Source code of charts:
☆ ☆ ☆ ☆ ☆
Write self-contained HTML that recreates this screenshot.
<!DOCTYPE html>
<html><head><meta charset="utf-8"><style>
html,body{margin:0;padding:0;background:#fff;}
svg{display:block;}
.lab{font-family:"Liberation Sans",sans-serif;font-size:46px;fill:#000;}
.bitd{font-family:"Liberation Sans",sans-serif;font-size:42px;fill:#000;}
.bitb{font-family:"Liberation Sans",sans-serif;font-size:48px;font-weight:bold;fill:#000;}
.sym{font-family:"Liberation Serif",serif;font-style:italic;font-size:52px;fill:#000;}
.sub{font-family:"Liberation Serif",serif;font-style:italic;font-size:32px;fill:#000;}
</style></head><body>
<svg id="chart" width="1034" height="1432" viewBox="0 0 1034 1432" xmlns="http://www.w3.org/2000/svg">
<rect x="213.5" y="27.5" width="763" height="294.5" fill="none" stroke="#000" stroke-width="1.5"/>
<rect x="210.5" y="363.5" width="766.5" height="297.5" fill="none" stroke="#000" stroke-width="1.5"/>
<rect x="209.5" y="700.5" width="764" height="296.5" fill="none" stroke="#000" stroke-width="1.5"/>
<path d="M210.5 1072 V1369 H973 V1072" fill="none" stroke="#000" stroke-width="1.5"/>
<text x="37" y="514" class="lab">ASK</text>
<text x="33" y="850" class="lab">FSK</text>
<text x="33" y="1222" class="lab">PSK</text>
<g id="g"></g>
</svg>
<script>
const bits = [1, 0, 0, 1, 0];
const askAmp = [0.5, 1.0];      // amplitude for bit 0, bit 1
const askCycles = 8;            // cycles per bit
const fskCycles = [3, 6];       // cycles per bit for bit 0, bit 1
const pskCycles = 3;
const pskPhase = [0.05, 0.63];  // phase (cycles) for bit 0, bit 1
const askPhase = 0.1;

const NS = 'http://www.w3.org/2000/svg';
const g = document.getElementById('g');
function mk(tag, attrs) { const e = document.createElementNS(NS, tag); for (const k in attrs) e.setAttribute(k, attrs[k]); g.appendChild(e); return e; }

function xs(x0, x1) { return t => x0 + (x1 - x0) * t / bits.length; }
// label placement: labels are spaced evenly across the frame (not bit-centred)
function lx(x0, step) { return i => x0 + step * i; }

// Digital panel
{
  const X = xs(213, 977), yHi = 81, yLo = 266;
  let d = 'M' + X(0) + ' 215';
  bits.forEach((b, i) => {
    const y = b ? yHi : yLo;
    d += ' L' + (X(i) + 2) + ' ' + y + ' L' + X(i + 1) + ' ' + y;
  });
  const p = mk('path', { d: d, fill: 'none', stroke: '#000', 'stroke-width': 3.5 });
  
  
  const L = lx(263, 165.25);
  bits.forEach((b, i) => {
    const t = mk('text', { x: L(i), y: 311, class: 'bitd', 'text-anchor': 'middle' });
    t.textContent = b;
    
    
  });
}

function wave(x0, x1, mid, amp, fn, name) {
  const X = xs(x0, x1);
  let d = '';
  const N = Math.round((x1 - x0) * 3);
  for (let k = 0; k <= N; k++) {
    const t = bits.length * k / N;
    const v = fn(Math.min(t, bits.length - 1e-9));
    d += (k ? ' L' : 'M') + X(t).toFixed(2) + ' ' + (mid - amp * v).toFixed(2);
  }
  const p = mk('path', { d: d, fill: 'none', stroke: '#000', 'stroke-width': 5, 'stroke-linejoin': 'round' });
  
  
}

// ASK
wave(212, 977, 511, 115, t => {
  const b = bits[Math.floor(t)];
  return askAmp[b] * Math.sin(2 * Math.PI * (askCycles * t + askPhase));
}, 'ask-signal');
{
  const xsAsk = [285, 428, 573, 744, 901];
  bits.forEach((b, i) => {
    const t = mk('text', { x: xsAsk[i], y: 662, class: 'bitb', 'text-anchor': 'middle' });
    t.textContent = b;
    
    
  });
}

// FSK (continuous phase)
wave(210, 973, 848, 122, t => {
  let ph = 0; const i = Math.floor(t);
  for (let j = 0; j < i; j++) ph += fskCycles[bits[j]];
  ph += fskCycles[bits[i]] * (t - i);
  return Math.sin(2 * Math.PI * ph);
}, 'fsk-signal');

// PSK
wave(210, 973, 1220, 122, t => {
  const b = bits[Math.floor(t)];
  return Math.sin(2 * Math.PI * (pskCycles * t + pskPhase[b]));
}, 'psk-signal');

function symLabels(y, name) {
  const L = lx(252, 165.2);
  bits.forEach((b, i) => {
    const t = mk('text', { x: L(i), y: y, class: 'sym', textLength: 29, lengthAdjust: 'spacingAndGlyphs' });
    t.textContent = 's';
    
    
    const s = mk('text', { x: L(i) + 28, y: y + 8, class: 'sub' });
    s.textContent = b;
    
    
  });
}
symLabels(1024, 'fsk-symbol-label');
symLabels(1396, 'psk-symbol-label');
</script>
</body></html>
☆ ☆ ☆ ☆ ☆
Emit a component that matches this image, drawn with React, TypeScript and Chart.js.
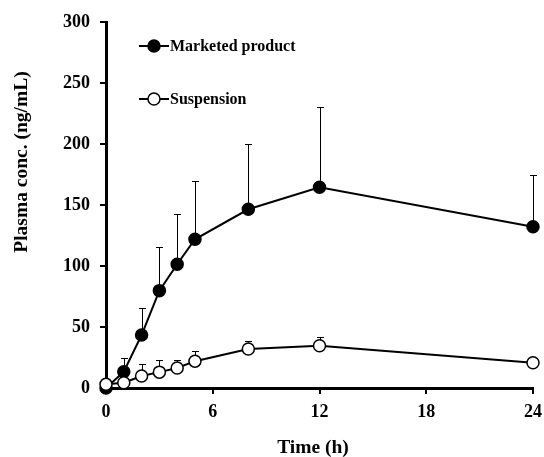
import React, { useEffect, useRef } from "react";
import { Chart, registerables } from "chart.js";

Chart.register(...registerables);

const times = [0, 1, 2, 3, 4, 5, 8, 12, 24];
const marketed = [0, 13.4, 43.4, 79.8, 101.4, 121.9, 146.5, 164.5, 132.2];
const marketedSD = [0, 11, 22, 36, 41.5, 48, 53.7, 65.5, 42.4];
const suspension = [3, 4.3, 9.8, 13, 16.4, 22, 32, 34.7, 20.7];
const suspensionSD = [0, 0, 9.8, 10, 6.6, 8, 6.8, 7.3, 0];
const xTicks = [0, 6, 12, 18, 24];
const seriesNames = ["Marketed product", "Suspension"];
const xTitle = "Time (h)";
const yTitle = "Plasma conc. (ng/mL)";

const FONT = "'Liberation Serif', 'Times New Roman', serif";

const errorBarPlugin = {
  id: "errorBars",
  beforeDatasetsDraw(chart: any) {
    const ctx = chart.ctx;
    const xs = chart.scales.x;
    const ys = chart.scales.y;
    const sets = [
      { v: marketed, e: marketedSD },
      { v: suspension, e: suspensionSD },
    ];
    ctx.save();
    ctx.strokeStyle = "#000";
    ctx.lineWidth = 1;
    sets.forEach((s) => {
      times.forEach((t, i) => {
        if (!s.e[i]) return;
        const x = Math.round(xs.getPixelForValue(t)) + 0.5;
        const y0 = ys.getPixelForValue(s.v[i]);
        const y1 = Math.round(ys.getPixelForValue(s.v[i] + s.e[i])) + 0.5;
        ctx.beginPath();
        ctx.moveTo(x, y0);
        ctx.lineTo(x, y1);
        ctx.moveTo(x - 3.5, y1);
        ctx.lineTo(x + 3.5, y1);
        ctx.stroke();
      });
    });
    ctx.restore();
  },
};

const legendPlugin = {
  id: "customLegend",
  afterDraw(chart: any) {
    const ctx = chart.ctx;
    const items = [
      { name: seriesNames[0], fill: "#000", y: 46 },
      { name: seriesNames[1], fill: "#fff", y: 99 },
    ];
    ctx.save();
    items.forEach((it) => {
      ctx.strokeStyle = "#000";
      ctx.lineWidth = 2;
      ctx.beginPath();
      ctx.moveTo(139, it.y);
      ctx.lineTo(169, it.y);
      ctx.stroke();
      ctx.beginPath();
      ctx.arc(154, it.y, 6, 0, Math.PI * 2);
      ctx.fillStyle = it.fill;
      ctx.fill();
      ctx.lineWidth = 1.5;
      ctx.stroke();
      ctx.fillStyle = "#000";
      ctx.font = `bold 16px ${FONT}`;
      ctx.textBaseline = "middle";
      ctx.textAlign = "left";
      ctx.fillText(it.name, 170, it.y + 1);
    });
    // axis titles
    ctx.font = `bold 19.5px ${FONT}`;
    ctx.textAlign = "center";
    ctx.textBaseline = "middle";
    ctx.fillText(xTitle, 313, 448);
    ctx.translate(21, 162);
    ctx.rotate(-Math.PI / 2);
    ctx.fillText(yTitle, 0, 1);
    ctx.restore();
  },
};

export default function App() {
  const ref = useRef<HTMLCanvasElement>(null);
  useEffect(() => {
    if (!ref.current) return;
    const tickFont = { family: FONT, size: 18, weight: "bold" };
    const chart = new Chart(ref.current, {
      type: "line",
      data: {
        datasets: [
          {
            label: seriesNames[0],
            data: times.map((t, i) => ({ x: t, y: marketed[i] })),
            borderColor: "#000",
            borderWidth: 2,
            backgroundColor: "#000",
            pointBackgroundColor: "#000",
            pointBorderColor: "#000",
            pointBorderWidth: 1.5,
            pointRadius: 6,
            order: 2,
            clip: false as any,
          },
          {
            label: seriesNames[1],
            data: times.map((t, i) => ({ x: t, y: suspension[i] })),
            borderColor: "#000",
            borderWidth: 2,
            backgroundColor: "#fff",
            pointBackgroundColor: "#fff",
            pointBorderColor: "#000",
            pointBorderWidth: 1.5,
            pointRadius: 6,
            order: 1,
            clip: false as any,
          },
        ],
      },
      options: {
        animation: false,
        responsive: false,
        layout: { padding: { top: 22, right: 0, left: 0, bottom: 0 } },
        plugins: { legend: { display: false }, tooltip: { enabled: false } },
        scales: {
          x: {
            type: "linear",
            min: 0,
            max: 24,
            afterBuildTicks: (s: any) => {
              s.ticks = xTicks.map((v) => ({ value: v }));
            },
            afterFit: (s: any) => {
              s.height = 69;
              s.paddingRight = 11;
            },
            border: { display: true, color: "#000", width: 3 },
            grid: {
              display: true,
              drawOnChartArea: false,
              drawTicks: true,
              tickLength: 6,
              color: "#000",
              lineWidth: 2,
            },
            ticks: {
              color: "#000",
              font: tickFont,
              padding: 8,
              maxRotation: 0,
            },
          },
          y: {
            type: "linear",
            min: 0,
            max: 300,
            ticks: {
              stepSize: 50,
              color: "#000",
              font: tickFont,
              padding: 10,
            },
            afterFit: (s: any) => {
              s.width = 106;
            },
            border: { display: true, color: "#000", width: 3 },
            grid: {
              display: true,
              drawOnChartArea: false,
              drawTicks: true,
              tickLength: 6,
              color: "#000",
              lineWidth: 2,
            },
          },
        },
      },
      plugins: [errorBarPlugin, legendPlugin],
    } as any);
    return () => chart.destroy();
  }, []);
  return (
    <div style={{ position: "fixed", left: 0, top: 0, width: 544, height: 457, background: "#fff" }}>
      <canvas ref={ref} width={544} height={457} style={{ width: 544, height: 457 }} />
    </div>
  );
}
☆ ☆ ☆ ☆ ☆
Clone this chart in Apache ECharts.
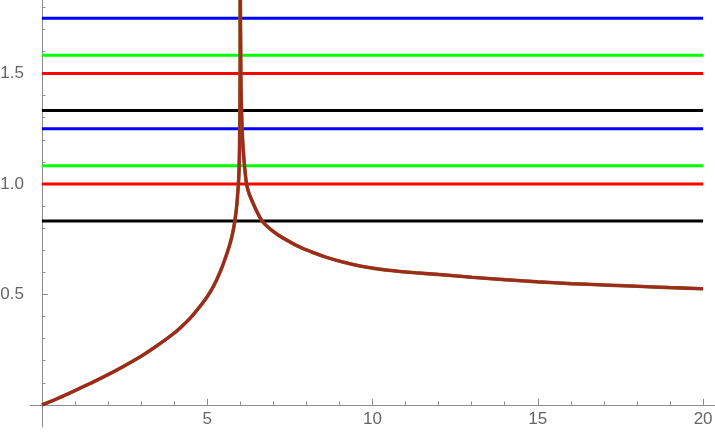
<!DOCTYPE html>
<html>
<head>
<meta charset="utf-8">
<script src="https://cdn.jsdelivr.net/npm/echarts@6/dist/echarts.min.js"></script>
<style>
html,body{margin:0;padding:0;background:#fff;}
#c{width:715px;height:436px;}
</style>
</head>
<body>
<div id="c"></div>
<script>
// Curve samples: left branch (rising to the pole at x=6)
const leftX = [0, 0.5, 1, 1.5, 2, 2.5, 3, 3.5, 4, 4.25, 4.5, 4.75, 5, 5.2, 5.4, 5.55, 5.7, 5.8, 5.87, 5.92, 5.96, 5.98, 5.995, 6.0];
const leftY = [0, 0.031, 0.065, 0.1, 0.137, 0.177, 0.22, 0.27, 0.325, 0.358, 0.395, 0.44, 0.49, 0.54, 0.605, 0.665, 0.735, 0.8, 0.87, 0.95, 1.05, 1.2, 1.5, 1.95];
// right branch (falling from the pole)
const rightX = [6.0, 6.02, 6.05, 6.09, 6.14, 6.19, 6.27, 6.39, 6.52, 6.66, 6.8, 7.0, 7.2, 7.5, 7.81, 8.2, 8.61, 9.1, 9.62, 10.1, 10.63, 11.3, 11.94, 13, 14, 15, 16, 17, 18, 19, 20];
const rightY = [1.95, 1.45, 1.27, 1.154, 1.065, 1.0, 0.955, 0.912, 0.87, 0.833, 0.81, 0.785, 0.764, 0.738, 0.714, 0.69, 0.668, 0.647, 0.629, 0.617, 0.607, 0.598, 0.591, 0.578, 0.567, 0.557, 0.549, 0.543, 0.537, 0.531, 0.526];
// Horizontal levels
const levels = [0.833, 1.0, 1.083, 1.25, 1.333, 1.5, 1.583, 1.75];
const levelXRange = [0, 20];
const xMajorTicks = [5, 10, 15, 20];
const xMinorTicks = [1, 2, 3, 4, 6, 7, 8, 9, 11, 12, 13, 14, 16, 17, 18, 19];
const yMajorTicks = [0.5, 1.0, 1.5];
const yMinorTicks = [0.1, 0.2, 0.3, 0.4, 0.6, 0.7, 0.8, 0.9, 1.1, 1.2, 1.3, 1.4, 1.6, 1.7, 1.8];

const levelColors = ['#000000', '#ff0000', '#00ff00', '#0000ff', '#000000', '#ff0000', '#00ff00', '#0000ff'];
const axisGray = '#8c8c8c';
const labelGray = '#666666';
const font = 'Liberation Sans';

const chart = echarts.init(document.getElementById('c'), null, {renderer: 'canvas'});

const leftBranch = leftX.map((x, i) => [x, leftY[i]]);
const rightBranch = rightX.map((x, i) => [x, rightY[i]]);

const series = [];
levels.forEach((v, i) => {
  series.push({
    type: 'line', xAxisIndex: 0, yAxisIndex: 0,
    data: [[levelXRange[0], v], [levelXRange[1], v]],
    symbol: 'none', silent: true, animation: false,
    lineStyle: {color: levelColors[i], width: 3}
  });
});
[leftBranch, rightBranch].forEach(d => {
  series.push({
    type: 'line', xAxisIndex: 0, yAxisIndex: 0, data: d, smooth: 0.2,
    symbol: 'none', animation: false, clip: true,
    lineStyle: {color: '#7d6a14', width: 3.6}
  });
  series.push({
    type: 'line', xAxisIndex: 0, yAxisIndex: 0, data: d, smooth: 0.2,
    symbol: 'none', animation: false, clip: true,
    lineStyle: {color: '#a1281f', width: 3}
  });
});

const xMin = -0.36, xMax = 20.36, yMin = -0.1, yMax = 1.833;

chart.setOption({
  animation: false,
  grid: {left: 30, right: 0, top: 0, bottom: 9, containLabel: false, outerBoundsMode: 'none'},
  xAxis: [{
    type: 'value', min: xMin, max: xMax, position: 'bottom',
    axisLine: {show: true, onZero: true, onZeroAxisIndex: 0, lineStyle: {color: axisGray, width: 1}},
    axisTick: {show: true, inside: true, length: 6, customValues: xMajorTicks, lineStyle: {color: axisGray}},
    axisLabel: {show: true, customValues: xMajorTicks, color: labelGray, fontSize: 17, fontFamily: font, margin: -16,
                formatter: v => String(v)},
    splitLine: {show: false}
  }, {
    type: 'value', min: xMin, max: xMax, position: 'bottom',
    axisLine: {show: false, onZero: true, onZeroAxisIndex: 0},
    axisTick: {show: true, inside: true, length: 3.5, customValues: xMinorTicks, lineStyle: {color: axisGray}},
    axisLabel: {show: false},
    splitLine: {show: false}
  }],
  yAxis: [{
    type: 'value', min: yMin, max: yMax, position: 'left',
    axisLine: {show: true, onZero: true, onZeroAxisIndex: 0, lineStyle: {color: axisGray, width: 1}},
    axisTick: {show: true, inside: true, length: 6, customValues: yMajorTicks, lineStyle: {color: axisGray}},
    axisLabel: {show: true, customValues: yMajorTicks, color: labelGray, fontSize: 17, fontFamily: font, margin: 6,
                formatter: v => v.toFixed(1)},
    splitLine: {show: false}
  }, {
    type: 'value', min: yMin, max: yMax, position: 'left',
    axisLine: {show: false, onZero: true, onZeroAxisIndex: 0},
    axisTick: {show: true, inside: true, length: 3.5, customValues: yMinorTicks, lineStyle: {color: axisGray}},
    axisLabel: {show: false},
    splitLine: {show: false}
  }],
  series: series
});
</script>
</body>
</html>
☆ ☆ ☆ ☆ ☆
## Exercise description
Go through the entries and return each line where the word "that" appears.

## Solution for this problem
Write self-contained HTML that recreates this screenshot.
Emit a component that matches this image, drawn with React, TypeScript and Chart.js.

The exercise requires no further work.